Gap: un chirurgien accusé d'avoir utilisé une méthode "non conforme" sur ses patients sans les en informer

Le chirurgien exerce au centre hospitalier intercommunal de Gap. - Google streetview
Le chirurgien exerce au centre hospitalier intercommunal de Gap. - Google streetview

L'un des chirurgiens orthopédiques de l'hôpital de Gap a-t-il joué à "l'apprenti sorcier", comme l'un de ses collègues l'affirme? C'est la question au coeur de l'enquête ouverte au début de l'année 2019 par le parquet de Gap pour "recherche biomédicale sans obtention de l’avis favorable du comité de protection des personnes et de l’autorisation de l’ANSM" et "recherche biomédicale sur une personne sans son consentement conforme", a appris BFMTV.

Cette enquête a été ouverte à la suite des dénonciations d'un autre chirurgien du centre hospitalier intercommunal des Alpes du Sud, précise encore le parquet de Gap. Selon le récit que ce praticien en fait dans le Parisien et sur RTL, il a dénoncé les agissements de son confrère au début de l'année 2018. Alors chef du service orthopédique de l'hôpital, il explique avoir découvert à cette époque que cet autre chirurgien avait mené "une étude entre 2015 et 2017" sur "87 patients".

"Risque vital"

Cette étude, toujours selon l'ancien chef de service, consistait à injecter du ciment dans les disques de la colonne vertébrale, sorte d'amortisseurs entre les vertèbres.
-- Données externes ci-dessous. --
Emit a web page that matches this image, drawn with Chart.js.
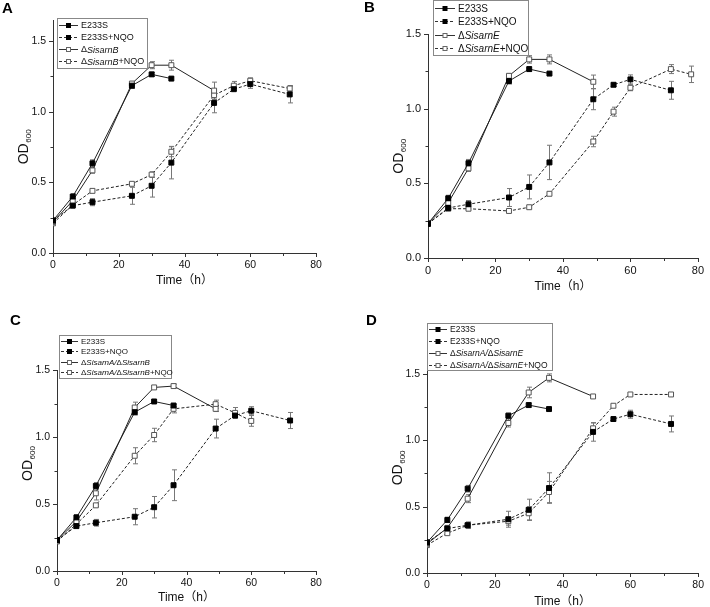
<!DOCTYPE html>
<html>
<head>
<meta charset="utf-8">
<script src="https://cdn.jsdelivr.net/npm/chart.js@4/dist/chart.umd.min.js"></script>
<style>
  body { margin: 0; background: #fff; }
  #wrap { position: relative; width: 710px; height: 607px; overflow: hidden; }
  canvas { position: absolute; }
  .tag { position: absolute; font: bold 15px 'Liberation Sans', Arial, sans-serif; color: #000; }
</style>
</head>
<body>
<div id="wrap">
  <canvas id="cA" width="355" height="300" style="left:0;top:0"></canvas>
  <canvas id="cB" width="355" height="300" style="left:355px;top:0"></canvas>
  <canvas id="cC" width="355" height="307" style="left:0;top:300px"></canvas>
  <canvas id="cD" width="355" height="307" style="left:355px;top:300px"></canvas>
  <div class="tag" style="left:2px;top:-1px">A</div>
  <div class="tag" style="left:364px;top:-2px">B</div>
  <div class="tag" style="left:10px;top:311px">C</div>
  <div class="tag" style="left:366px;top:311px">D</div>
</div>
<script>
// sampling times (h)
const times = [0, 6, 12, 24, 30, 36, 49, 55, 60, 72];
const timesB = [0, 6, 12, 24, 30, 36, 49, 55, 60, 72, 78];
const xTicks = [0, 20, 40, 60, 80];
const yTicks = [0.0, 0.5, 1.0, 1.5];

// wild type, shared by all panels
const e233s = [0.23, 0.40, 0.635, 1.185, 1.265, 1.235];
const e233sErr = [0, 0.02, 0.025, 0.02, 0.015, 0.01];
const e233sNqo = [0.23, 0.335, 0.36, 0.405, 0.476, 0.64, 1.063, 1.16, 1.196, 1.123];
const e233sNqoErr = [0, 0.01, 0.025, 0.06, 0.08, 0.115, 0.07, 0.01, 0.03, 0.06];

// A: ΔSisarnB
const delB = [0.22, 0.37, 0.585, 1.20, 1.33, 1.33, 1.15];
const delBErr = [0, 0.01, 0.02, 0.015, 0.025, 0.035, 0.06];
const delBNqo = [0.21, 0.34, 0.44, 0.49, 0.555, 0.717, 1.118, 1.185, 1.22, 1.165];
const delBNqoErr = [0, 0.01, 0.01, 0.01, 0.02, 0.035, 0.03, 0.03, 0.02, 0.02];

// B: ΔSisarnE (NQO series runs to 78 h)
const delE = [0.23, 0.37, 0.60, 1.22, 1.33, 1.33, 1.18];
const delEErr = [0, 0.01, 0.02, 0.015, 0.025, 0.03, 0.045];
const delENqo = [0.23, 0.33, 0.33, 0.315, 0.34, 0.43, 0.78, 0.98, 1.14, 1.265, 1.23];
const delENqoErr = [0, 0.01, 0.01, 0.01, 0.01, 0.01, 0.035, 0.03, 0.02, 0.03, 0.055];

// C: ΔSisarnA/ΔSisarnB
const delAB = [0.23, 0.37, 0.58, 1.22, 1.37, 1.38, 1.21];
const delABErr = [0, 0.01, 0.05, 0.04, 0.01, 0.015, 0.02];
const delABNqo = [0.22, 0.35, 0.49, 0.86, 1.015, 1.21, 1.245, 1.18, 1.12];
const delABNqoErr = [0, 0.01, 0.01, 0.06, 0.05, 0.03, 0.03, 0.04, 0.04];

// D: ΔSisarnA/ΔSisarnE
const delAE = [0.22, 0.34, 0.56, 1.13, 1.36, 1.47, 1.33];
const delAEErr = [0, 0.01, 0.03, 0.03, 0.04, 0.03, 0.01];
const delAENqo = [0.21, 0.30, 0.36, 0.39, 0.45, 0.61, 1.09, 1.26, 1.345, 1.345];
const delAENqoErr = [0, 0.01, 0.02, 0.03, 0.05, 0.08, 0.04, 0.01, 0.01, 0.01];

const FONT = "'Liberation Sans', Arial, 'Noto Sans CJK SC', sans-serif";

function series(label, t, vals, err, filled, dashed) {
  return {
    label: label,
    data: vals.map((v, i) => ({ x: t[i], y: v })),
    err: err,
    showLine: true,
    borderColor: '#222',
    borderWidth: 1,
    borderDash: dashed ? [3, 2] : [],
    pointStyle: 'rect',
    pointRadius: 3.5,
    pointBorderWidth: 1,
    pointBorderColor: filled ? '#000' : '#555',
    pointBackgroundColor: filled ? '#000' : '#fff',
    filled: filled,
    dashed: dashed
  };
}

const errorBars = {
  id: 'errorBars',
  beforeDatasetsDraw(chart) {
    const { ctx, scales: { x, y } } = chart;
    ctx.save();
    ctx.strokeStyle = '#777';
    ctx.lineWidth = 1;
    chart.data.datasets.forEach(ds => {
      ds.err.forEach((e, i) => {
        if (!e) return;
        const p = ds.data[i];
        const px = Math.round(x.getPixelForValue(p.x)) + 0.5;
        const top = y.getPixelForValue(p.y + e), bot = y.getPixelForValue(p.y - e);
        ctx.beginPath();
        ctx.moveTo(px, top); ctx.lineTo(px, bot);
        ctx.moveTo(px - 2.5, top); ctx.lineTo(px + 2.5, top);
        ctx.moveTo(px - 2.5, bot); ctx.lineTo(px + 2.5, bot);
        ctx.stroke();
      });
    });
    ctx.restore();
  }
};

const axisDecor = {
  id: 'axisDecor',
  afterDraw(chart, args, o) {
    const { ctx, chartArea: ca, scales: { x, y } } = chart;
    ctx.save();
    ctx.strokeStyle = '#333';
    ctx.lineWidth = 1;
    ctx.beginPath();
    for (let v = 0; v <= 80; v += 10) {
      const px = Math.round(x.getPixelForValue(v)) + 0.5;
      ctx.moveTo(px, ca.bottom); ctx.lineTo(px, ca.bottom + (v % 20 === 0 ? 4 : 3));
    }
    for (let v = 0; v <= y.max + 1e-6; v += 0.25) {
      const py = Math.round(y.getPixelForValue(v)) + 0.5;
      ctx.moveTo(ca.left, py); ctx.lineTo(ca.left - (Math.abs(v * 2 - Math.round(v * 2)) < 1e-6 ? 4 : 2.5), py);
    }
    ctx.stroke();
    // axis titles
    ctx.fillStyle = '#111';
    ctx.textBaseline = 'middle';
    ctx.textAlign = 'center';
    ctx.font = o.titleSize + 'px ' + FONT;
    ctx.fillText('Time（h）', (ca.left + ca.right) / 2, ca.bottom + o.xTitleGap);
    ctx.translate(ca.left - 29, y.getPixelForValue(o.yTitleAt));
    ctx.rotate(-Math.PI / 2);
    const big = (o.titleSize + 2) + 'px ' + FONT, small = Math.round(o.titleSize * 0.65) + 'px ' + FONT;
    ctx.font = big;
    const w1 = ctx.measureText('OD').width;
    ctx.font = small;
    const w2 = ctx.measureText('600').width;
    ctx.textAlign = 'left';
    ctx.font = big;
    ctx.fillText('OD', -(w1 + w2) / 2, 0);
    ctx.font = small;
    ctx.fillText('600', -(w1 + w2) / 2 + w1 + 0.5, 4.5);
    ctx.restore();
  }
};

const boxLegend = {
  id: 'boxLegend',
  afterDraw(chart, args, o) {
    const ctx = chart.ctx;
    ctx.save();
    ctx.fillStyle = '#fff';
    ctx.fillRect(o.x, o.y, o.w, o.h);
    ctx.strokeStyle = '#888';
    ctx.lineWidth = 1;
    ctx.strokeRect(o.x + 0.5, o.y + 0.5, o.w, o.h);
    chart.data.datasets.forEach((ds, i) => {
      const ry = Math.round(o.y + o.first + i * o.step) + 0.5;
      const x0 = o.x + 2, x1 = o.x + o.sample;
      ctx.strokeStyle = '#333';
      ctx.setLineDash(ds.dashed ? [3, 2] : []);
      ctx.beginPath(); ctx.moveTo(x0, ry); ctx.lineTo(x1, ry); ctx.stroke();
      ctx.setLineDash([]);
      const mx = (x0 + x1) / 2;
      ctx.fillStyle = ds.filled ? '#000' : '#fff';
      ctx.strokeStyle = ds.filled ? '#000' : '#666';
      ctx.fillRect(mx - 2, ry - 2, 4, 4);
      ctx.strokeRect(mx - 2, ry - 2, 4, 4);
      ctx.fillStyle = '#111';
      ctx.textBaseline = 'middle';
      let tx = x1 + 3;
      ds.label.split(/(Sisarn[A-Z]\/?)/).forEach(part => {
        if (!part) return;
        ctx.font = (/^Sisarn/.test(part) ? 'italic ' : '') + o.size + 'px ' + FONT;
        ctx.fillText(part, tx, ry + 0.5);
        tx += ctx.measureText(part).width;
      });
    });
    ctx.restore();
  }
};

function panel(id, datasets, box) {
  new Chart(document.getElementById(id), {
    type: 'scatter',
    data: { datasets: datasets },
    plugins: [errorBars, axisDecor, boxLegend],
    options: {
      responsive: false,
      animation: false,
      layout: { padding: { left: 0, right: box.R, top: box.T, bottom: 0 } },
      scales: {
        x: {
          type: 'linear', min: 0, max: 80,
          afterFit: s => { s.height = box.XH; },
          afterBuildTicks: s => { s.ticks = xTicks.map(v => ({ value: v })); },
          grid: { display: false, drawTicks: false, tickLength: 0 },
          border: { display: true, color: '#333', width: 1 },
          ticks: { padding: 6, color: '#111', font: { family: FONT, size: box.tick }, maxRotation: 0, autoSkip: false }
        },
        y: {
          type: 'linear', min: 0, max: box.ymax,
          afterFit: s => { s.width = box.L; },
          afterBuildTicks: s => { s.ticks = yTicks.map(v => ({ value: v })); },
          grid: { display: false, drawTicks: false, tickLength: 0 },
          border: { display: true, color: '#333', width: 1 },
          ticks: { padding: 7, color: '#111', font: { family: FONT, size: box.tick }, callback: v => v.toFixed(1) }
        }
      },
      plugins: {
        legend: { display: false },
        tooltip: { enabled: false },
        axisDecor: { titleSize: 12, xTitleGap: box.xtg, yTitleAt: box.yta },
        boxLegend: box.legend
      }
    }
  });
}

panel('cA', [
  series('E233S', times, e233s, e233sErr, true, false),
  series('E233S+NQO', times, e233sNqo, e233sNqoErr, true, true),
  series('ΔSisarnB', times, delB, delBErr, false, false),
  series('ΔSisarnB+NQO', times, delBNqo, delBNqoErr, false, true)
], { L: 53, R: 39, T: 20, XH: 47, ymax: 1.65, tick: 10.5, xtg: 28, yta: 0.75,
     legend: { x: 57, y: 18, w: 90, h: 50, first: 7, step: 12, sample: 21, size: 9 } });

panel('cB', [
  series('E233S', times, e233s, e233sErr, true, false),
  series('E233S+NQO', times, e233sNqo, e233sNqoErr, true, true),
  series('ΔSisarnE', times, delE, delEErr, false, false),
  series('ΔSisarnE+NQO', timesB, delENqo, delENqoErr, false, true)
], { L: 73, R: 7, T: 34, XH: 42, ymax: 1.5, tick: 11, xtg: 29, yta: 0.68,
     legend: { x: 78, y: 0, w: 95, h: 55, first: 7.5, step: 13.6, sample: 22, size: 10 } });

panel('cC', [
  series('E233S', times, e233s, e233sErr, true, false),
  series('E233S+NQO', times, e233sNqo, e233sNqoErr, true, true),
  series('ΔSisarnA/ΔSisarnB', times, delAB, delABErr, false, false),
  series('ΔSisarnA/ΔSisarnB+NQO', times, delABNqo, delABNqoErr, false, true)
], { L: 57, R: 39, T: 70, XH: 36, ymax: 1.5, tick: 10.5, xtg: 27, yta: 0.8,
     legend: { x: 59, y: 35, w: 112, h: 43, first: 6, step: 10.3, sample: 19, size: 8 } });

panel('cD', [
  series('E233S', times, e233s, e233sErr, true, false),
  series('E233S+NQO', times, e233sNqo, e233sNqoErr, true, true),
  series('ΔSisarnA/ΔSisarnE', times, delAE, delAEErr, false, false),
  series('ΔSisarnA/ΔSisarnE+NQO', times, delAENqo, delAENqoErr, false, true)
], { L: 72, R: 8, T: 50, XH: 34, ymax: 1.68, tick: 10.5, xtg: 29, yta: 0.79,
     legend: { x: 72, y: 23, w: 125, h: 47, first: 6, step: 12, sample: 20, size: 8.5 } });
</script>
</body>
</html>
Cette technique, appelée cimentoplastie, est encadrée en France lorsque ces injections se font dans les vertèbres, pas dans les disques. Alerté par cette méthode, qui présente selon lui des dangers, le médecin avait alors prévenu sa direction, l'Agence régionale de Santé, hiérarchie des praticiens hospitaliers, et le conseil de l'Ordre. Il avait également fait un signalement au procureur.

"Il peut y avoir des fuites de ciment et des complications au niveau des nerfs, des artères, détaille le Dr Raouf Hammami dans le Parisien. Avec un risque vital en cas d'hémorragie."

Ce signalement a été pris au sérieux par les autorités puisque l'ARS a demandé une expertise à deux professeurs de médecine de Nancy. Les deux experts ont conclu que le chirurgien orthopédique mis en cause avait utilisé "une technique non conforme aux données de la science au moment des faits". Ils déplorent également que le praticien n'ait pas informé ses patients de l'utilisation de cette méthode, comme le préconise la loi française. Désormais, c'est l'antenne marseillaise de l'Office central de lutte contre les atteintes à l'environnement et à la santé publique qui est en charge des investigations dans le cadre de l'enquête préliminaire.

Deux plaintes devant le conseil de l'Ordre

A l'heure actuelle, selon nos informations, aucun patient n'a porté plainte contre ce chirurgien. Ce dernier, par la voix de son avocat, rejette les accusations "d'apprenti sorcier".

"Mon client considère que la technique de la cimentoplastie discale n'était pas innovante, qu'elle a été utilisée par d'autres confrères, notamment à l'étranger, mais aussi présentée dans des congrès médicaux", fait savoir Me Alexis Chabert, son avocat, auprès de nos confrères.

Le chirurgien mis en cause par son collègue continue d'exercer. A l'inverse, le lanceur d'alerte a été suspendu, en raison de "menaces" exercées par lui, selon la direction de l'hôpital de Gap. Selon nos informations, une audience devant le conseil régional de Provence-Alpes-Côte-d'Azur de l'Ordre des médecins a eu lieu le 4 septembre dernier après que le signalement a été transféré par l'instance départementale. Chacun des chirurgiens a porté plainte contre l'autre. L'Ordre a jusqu'au 4 décembre pour trancher et décider ou non d'une suspension d'un ou des deux médecins dans le cadre de leur activité libérale.